Requires-Dist: pendulum (>=2,<3)
Requires-Dist: pycarlo (>=0.8,<0.9) ; extra == "mcd"
Requires-Dist: pydantic (>=1.10,<3.0.0)
Requires-Dist: pytest ; extra == "tests"
Requires-Dist: pytest-env ; extra == "tests"
Requires-Dist: pytest-mock ; extra == "tests"
Requires-Dist: pytest-socket ; extra == "tests"
Requires-Dist: typer (>=0.9,<0.10)
Project-URL: Documentation, https://github.com/Toloka/dbt-af/blob/main/examples/README.md
Project-URL: Repository, https://github.com/Toloka/dbt-af
Description-Content-Type: text/markdown

[![PyPI - Version](https://img.shields.io/pypi/v/dbt-af)](https://pypi.org/project/dbt-af/)
[![GitHub Build](https://github.com/Toloka/dbt-af/workflows/Tests/badge.svg)](https://github.com/Toloka/dbt-af/actions)

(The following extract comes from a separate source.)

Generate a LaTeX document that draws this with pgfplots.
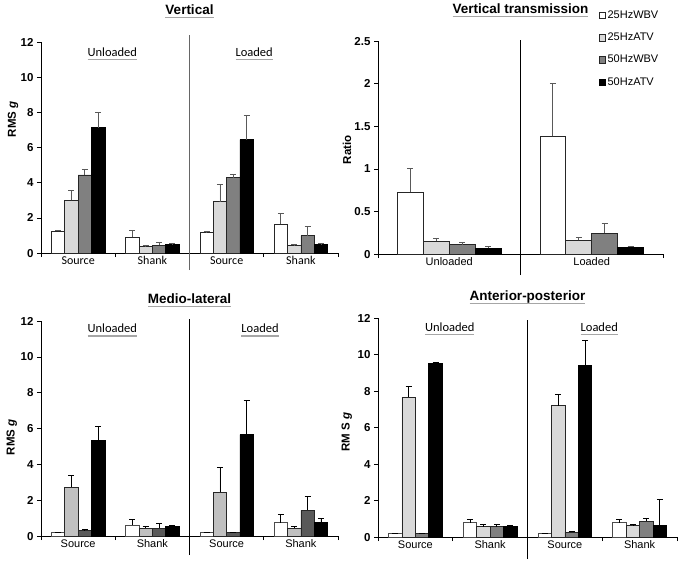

[![License](https://img.shields.io/:license-Apache%202-blue.svg)](https://www.apache.org/licenses/LICENSE-2.0.txt)
[![PyPI - Python Version](https://img.shields.io/pypi/pyversions/dbt-af.svg)](https://pypi.org/project/dbt-af/)
[![PyPI - Downloads](https://img.shields.io/pepy/dt/dbt-af)](https://pypi.org/project/dbt-af/)

[![Poetry](https://img.shields.io/endpoint?url=https://python-poetry.org/badge/v0.json)](https://python-poetry.org/)
[![Code style: black](https://img.shields.io/badge/code%20style-black-000000.svg)](https://github.com/psf/black)

# dbt-af: distributed run of dbt models using Airflow

## Overview

_dbt-af_ is a tool that allows you to run dbt models in a distributed manner using Airflow.
It acts as a wrapper around the Airflow DAG,
allowing you to run the models independently while preserving their dependencies.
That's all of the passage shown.